- _Set problem_
Filter these entries, keeping only lines that hold the word "this".

- _Source records_
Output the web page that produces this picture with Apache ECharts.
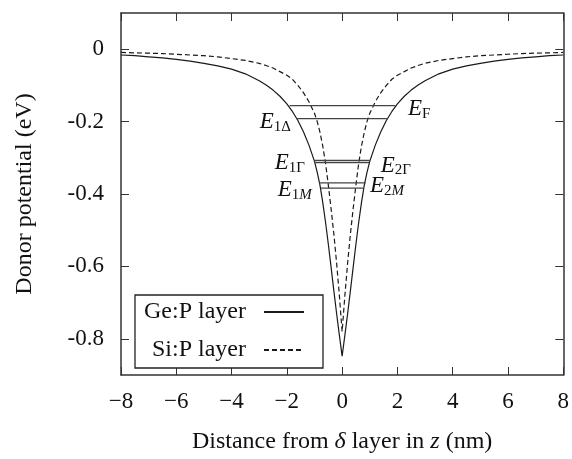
<!DOCTYPE html>
<html>
<head>
<meta charset="utf-8">
<script src="https://cdn.jsdelivr.net/npm/echarts@6/dist/echarts.min.js"></script>
<style>
  html, body { margin: 0; padding: 0; background: #fff; }
  #chart { width: 572px; height: 459px; }
</style>
</head>
<body>
<div id="chart"></div>
<script>
// distance from the delta layer (nm)
const zNm = [-8, -7.5, -7, -6.5, -6, -5.5, -5, -4.5, -4, -3.5, -3, -2.75, -2.5, -2.25, -2, -1.8, -1.6, -1.4, -1.2, -1,
  -0.9, -0.8, -0.7, -0.6, -0.5, -0.4, -0.3, -0.2, -0.1, 0, 0.1, 0.2, 0.3, 0.4, 0.5, 0.6, 0.7, 0.8, 0.9,
  1, 1.2, 1.4, 1.6, 1.8, 2, 2.25, 2.5, 2.75, 3, 3.5, 4, 4.5, 5, 5.5, 6, 6.5, 7, 7.5, 8]
// donor potential (eV), Ge:P layer
const geP = [-0.016, -0.018, -0.021, -0.024, -0.028, -0.033, -0.039, -0.046, -0.055, -0.068, -0.087, -0.099, -0.113, -0.13, -0.151, -0.172, -0.197, -0.228, -0.265, -0.31,
  -0.34, -0.376, -0.424, -0.478, -0.538, -0.602, -0.667, -0.73, -0.79, -0.848, -0.79, -0.73, -0.667, -0.602, -0.538, -0.478, -0.424, -0.376, -0.34,
  -0.31, -0.265, -0.228, -0.197, -0.172, -0.151, -0.13, -0.113, -0.099, -0.087, -0.068, -0.055, -0.046, -0.039, -0.033, -0.028, -0.024, -0.021, -0.018, -0.016]
// donor potential (eV), Si:P layer
const siP = [-0.009, -0.01, -0.011, -0.012, -0.014, -0.016, -0.018, -0.021, -0.026, -0.031, -0.039, -0.045, -0.052, -0.062, -0.072, -0.083, -0.1, -0.12, -0.145, -0.177,
  -0.2, -0.23, -0.268, -0.315, -0.375, -0.44, -0.51, -0.59, -0.68, -0.78, -0.68, -0.59, -0.51, -0.44, -0.375, -0.315, -0.268, -0.23, -0.2,
  -0.177, -0.145, -0.12, -0.1, -0.083, -0.072, -0.062, -0.052, -0.045, -0.039, -0.031, -0.026, -0.021, -0.018, -0.016, -0.014, -0.012, -0.011, -0.01, -0.009]

// subband levels inside the Ge:P well
const levelNames = ['F', '1Δ', '1Γ', '2Γ', '1M', '2M']
const levelEnergy = [-0.156, -0.192, -0.307, -0.313, -0.369, -0.384]
const levelLeft = [-1.9, -1.65, -1.0, -0.98, -0.83, -0.77]
const levelRight = [1.93, 1.65, 1.0, 0.98, 0.85, 0.77]

const xTicks = [-8, -6, -4, -2, 0, 2, 4, 6, 8]
const yTicks = [0, -0.2, -0.4, -0.6, -0.8]

const FONT = 'Liberation Serif'
// where each level's name sits
const labelSide = ['right', 'left', 'left', 'right', 'left', 'right']
const labelGap = [12, 5, 9, 11, 7, 6]
const labelShift = [0, 0, 0, 0, 4, -5]

const chart = echarts.init(document.getElementById('chart'))

const levelRich = {
  e: { fontFamily: FONT, fontStyle: 'italic', fontSize: 23, color: '#111' },
  s: { fontFamily: FONT, fontSize: 15, color: '#111', padding: [10, 0, 0, 0] },
  si: { fontFamily: FONT, fontStyle: 'italic', fontSize: 15, color: '#111', padding: [10, 0, 0, 0] }
}

function levelText(name) {
  return '{e|E}{s|' + name.replace('M', '}{si|M') + '}'
}

const levelSeries = levelNames.map((name, i) => {
  const side = labelSide[i]
  const lbl = {
    show: true, position: side, distance: labelGap[i], offset: [0, labelShift[i] + 3],
    formatter: levelText(name), rich: levelRich
  }
  const a = [levelLeft[i], levelEnergy[i]]
  const b = [levelRight[i], levelEnergy[i]]
  return {
    name: 'E' + name,
    type: 'line',
    symbol: 'circle',
    symbolSize: 1,
    itemStyle: { color: 'rgba(0,0,0,0)' },
    lineStyle: { color: '#444', width: 1.3 },
    silent: true,
    data: side === 'left' ? [{ value: a, label: lbl }, b] : [a, { value: b, label: lbl }]
  }
})

const option = {
  animation: false,
  backgroundColor: '#fff',
  textStyle: { fontFamily: FONT },
  grid: { left: 121, right: 7, top: 13, bottom: 81 },
  legend: {
    data: ['Ge:P layer', 'Si:P layer'],
    orient: 'vertical',
    left: 135,
    top: 295,
    align: 'right',
    padding: [5, 18, 6, 4],
    itemGap: 14,
    itemWidth: 40,
    itemHeight: 14,
    borderColor: '#222',
    borderWidth: 1.3,
    backgroundColor: '#fff',
    itemStyle: { opacity: 0 },
    formatter: (n) => '{t|' + n + '}',
    textStyle: {
      rich: {
        t: { fontFamily: FONT, fontSize: 24, lineHeight: 22, color: '#111', width: 107, align: 'right', padding: [0, 13, 0, 0] }
      }
    }
  },
  xAxis: [
    {
      type: 'value',
      min: -8,
      max: 8,
      interval: 2,
      name: 'Distance from {i|δ} layer in {i|z} (nm)',
      nameLocation: 'middle',
      nameGap: 55,
      nameTextStyle: {
        fontFamily: FONT, fontSize: 24, color: '#111',
        rich: { i: { fontFamily: FONT, fontSize: 24, fontStyle: 'italic', color: '#111' } }
      },
      axisLine: { show: true, onZero: false, lineStyle: { color: '#333', width: 1.5 } },
      axisTick: { inside: true, length: 8, lineStyle: { color: '#333' } },
      axisLabel: {
        margin: 15, fontSize: 23, color: '#111', fontFamily: FONT,
        customValues: xTicks,
        formatter: (v) => (v < 0 ? '\u2212' + (-v) : String(v))
      },
      splitLine: { show: false }
    },
    {
      type: 'value',
      position: 'top',
      min: -8,
      max: 8,
      interval: 2,
      axisLine: { show: true, onZero: false, lineStyle: { color: '#333', width: 1.5 } },
      axisTick: { inside: true, length: 8, lineStyle: { color: '#333' } },
      axisLabel: { show: false },
      splitLine: { show: false }
    }
  ],
  yAxis: [
    {
      type: 'value',
      min: -0.9,
      max: 0.1,
      name: 'Donor potential (eV)',
      nameLocation: 'middle',
      nameGap: 84,
      nameTextStyle: { fontFamily: FONT, fontSize: 24, color: '#111' },
      axisLine: { show: true, onZero: false, lineStyle: { color: '#333', width: 1.5 } },
      axisTick: { inside: true, length: 8, customValues: yTicks, lineStyle: { color: '#333' } },
      axisLabel: {
        margin: 17, fontSize: 23, color: '#111', fontFamily: FONT,
        customValues: yTicks,
        formatter: (v) => String(Math.round(v * 10) / 10)
      },
      splitLine: { show: false }
    },
    {
      type: 'value',
      position: 'right',
      min: -0.9,
      max: 0.1,
      axisLine: { show: true, onZero: false, lineStyle: { color: '#333', width: 1.5 } },
      axisTick: { inside: true, length: 8, customValues: yTicks, lineStyle: { color: '#333' } },
      axisLabel: { show: false },
      splitLine: { show: false }
    }
  ],
  series: [
    {
      name: 'Ge:P layer',
      type: 'line',
      symbol: 'none',
      silent: true,
      lineStyle: { color: '#1a1a1a', width: 1.2, type: 'solid' },
      itemStyle: { color: '#1a1a1a' },
      data: zNm.map((z, i) => [z, geP[i]])
    },
    {
      name: 'Si:P layer',
      type: 'line',
      symbol: 'none',
      silent: true,
      lineStyle: { color: '#1a1a1a', width: 1.2, type: [5, 3] },
      itemStyle: { color: '#1a1a1a' },
      data: zNm.map((z, i) => [z, siP[i]])
    },
    ...levelSeries
  ]
}

chart.setOption(option)
window.addEventListener('resize', () => chart.resize())
</script>
</body>
</html>
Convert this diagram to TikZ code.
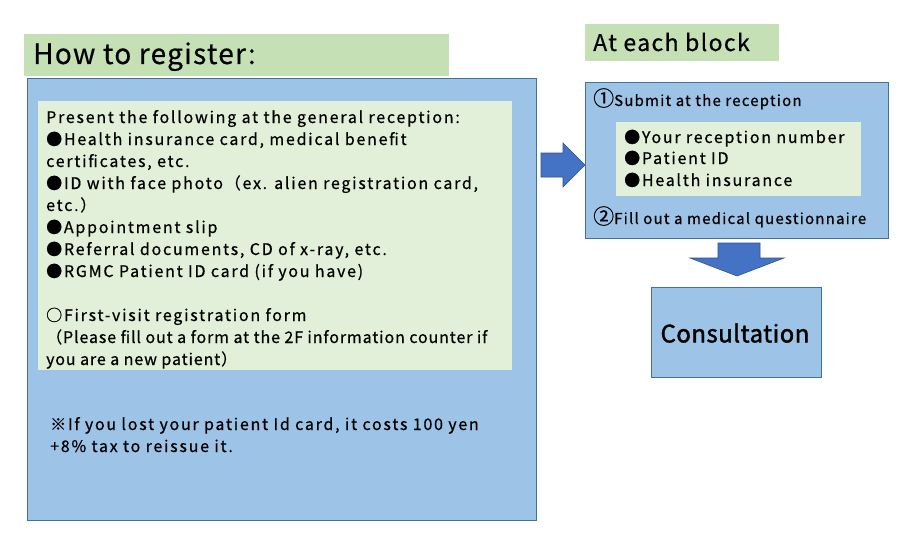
\documentclass[tikz,border=0pt]{standalone}
\usepackage{fontspec}
\setmainfont{Noto Sans CJK JP}
\newfontfamily\bodyfont[LetterSpace=11,FakeBold=0.6]{Noto Sans CJK JP}
\newfontfamily\tightfont[LetterSpace=5.5,FakeBold=0.6]{Noto Sans CJK JP}
\newfontfamily\subfont[LetterSpace=8,FakeBold=0.6]{Noto Sans CJK JP}
\newfontfamily\headfont[LetterSpace=4.5,FakeBold=0.4]{Noto Sans CJK JP}
\newfontfamily\headfontb[LetterSpace=6,FakeBold=0.4]{Noto Sans CJK JP}
\newfontfamily\consfont[LetterSpace=2,FakeBold=1.6]{Noto Sans CJK JP}
\definecolor{titlegreen}{HTML}{C5E0B4}
\definecolor{boxblue}{HTML}{9DC3E6}
\definecolor{boxline}{HTML}{41719C}
\definecolor{innergreen}{HTML}{E2F0D9}
\definecolor{arrowfill}{HTML}{4472C4}
\definecolor{arrowline}{HTML}{2F528F}
\begin{document}
\begin{tikzpicture}[x=1pt,y=-1pt,
  titlebox/.style={fill=titlegreen,draw=none},
  bluebox/.style={fill=boxblue,draw=boxline,line width=0.9pt},
  greenbox/.style={fill=innergreen,draw=none},
  blockarrow/.style={fill=arrowfill,draw=arrowline,line width=0.6pt},
  txt/.style={anchor=base west,inner sep=0pt,font=\bodyfont\fontsize{16}{18}\selectfont},
  tighttxt/.style={anchor=base west,inner sep=0pt,font=\tightfont\fontsize{16}{18}\selectfont},
  subtxt/.style={anchor=base west,inner sep=0pt,font=\subfont\fontsize{15}{18}\selectfont},
  ttl/.style={anchor=base west,inner sep=0pt,font=\headfont\fontsize{28}{30}\selectfont},
]
\useasboundingbox (0,0) rectangle (900,551);
\fill[white] (0,0) rectangle (900,551);
% left
\fill[titlebox] (24,34) rectangle (449,76);
\node[ttl] (t1) at (33,64) {How to register:};
\draw[bluebox] (27,78) rectangle (536,520);
\fill[greenbox] (38,101) rectangle (512,370);
\node[txt] (l1) at (46,123) {Present the following at the general reception:};
\node[txt] (l2) at (46,145) {●Health insurance card, medical benefit};
\node[txt] (l3) at (46,167) {certificates, etc.};
\node[txt] (l4) at (46,189) {●ID with face photo（ex. alien registration card,};
\node[txt] (l5) at (46,211) {etc.）};
\node[txt] (l6) at (46,233) {●Appointment slip};
\node[txt] (l7) at (46,255) {●Referral documents, CD of x-ray, etc.};
\node[txt] (l8) at (46,277) {●RGMC Patient ID card (if you have)};
\node[txt] (l9) at (46,321) {○First-visit registration form};
\node[tighttxt] (l10) at (46,343) {（Please fill out a form at the 2F information counter if};
\node[tighttxt] (l11) at (46,365) {you are a new patient）};
\node[txt] (n1) at (50,430) {※If you lost your patient Id card, it costs 100 yen};
\node[txt] (n2) at (50,452) {+8\% tax to reissue it.};
% right arrow
\draw[blockarrow] (541,153) -- (563,153) -- (563,143) -- (585,165) -- (563,187) -- (563,177) -- (541,177) -- cycle;
% right
\fill[titlebox] (585,24) rectangle (779,61);
\node[anchor=base west,inner sep=0pt,font=\headfontb\fontsize{23}{26}\selectfont] (t2) at (593,51) {At each block};
\draw[bluebox] (585,82) rectangle (888,238);
\node[subtxt] (s1) at (593,106) {{\fontsize{21}{21}\selectfont ①}Submit at the reception};
\fill[greenbox] (616,122) rectangle (861,196);
\node[txt] (r1) at (624,143) {●Your reception number};
\node[txt] (r2) at (624,164) {●Patient ID};
\node[txt] (r3) at (624,186) {●Health insurance};
\node[subtxt] (s2) at (593,224) {{\fontsize{21}{21}\selectfont ②}Fill out a medical questionnaire};
% down arrow
\draw[blockarrow] (718,243) -- (760,243) -- (760,258) -- (784,258) -- (737,276) -- (690,258) -- (718,258) -- cycle;
\draw[bluebox] (651,287) rectangle (821,377);
\node[font=\consfont\fontsize{24}{26}\selectfont,inner sep=0pt] (c) at (735,333) {Consultation};
\end{tikzpicture}
\end{document}
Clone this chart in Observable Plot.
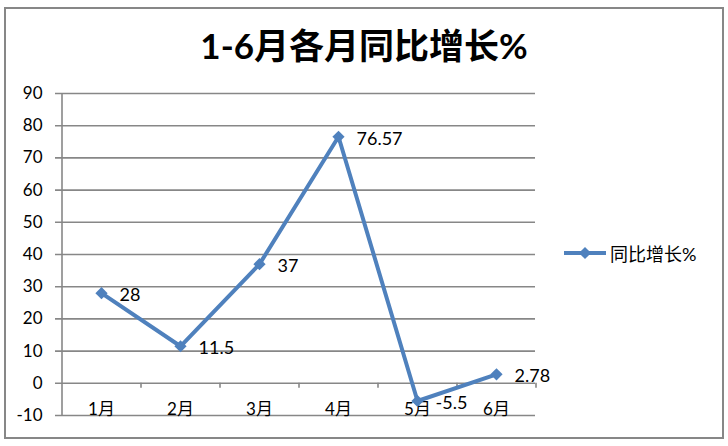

- _Result_
Output the web page that produces this picture with Apache ECharts.
Convert this diagram to TikZ code.
Clone this chart in Observable Plot.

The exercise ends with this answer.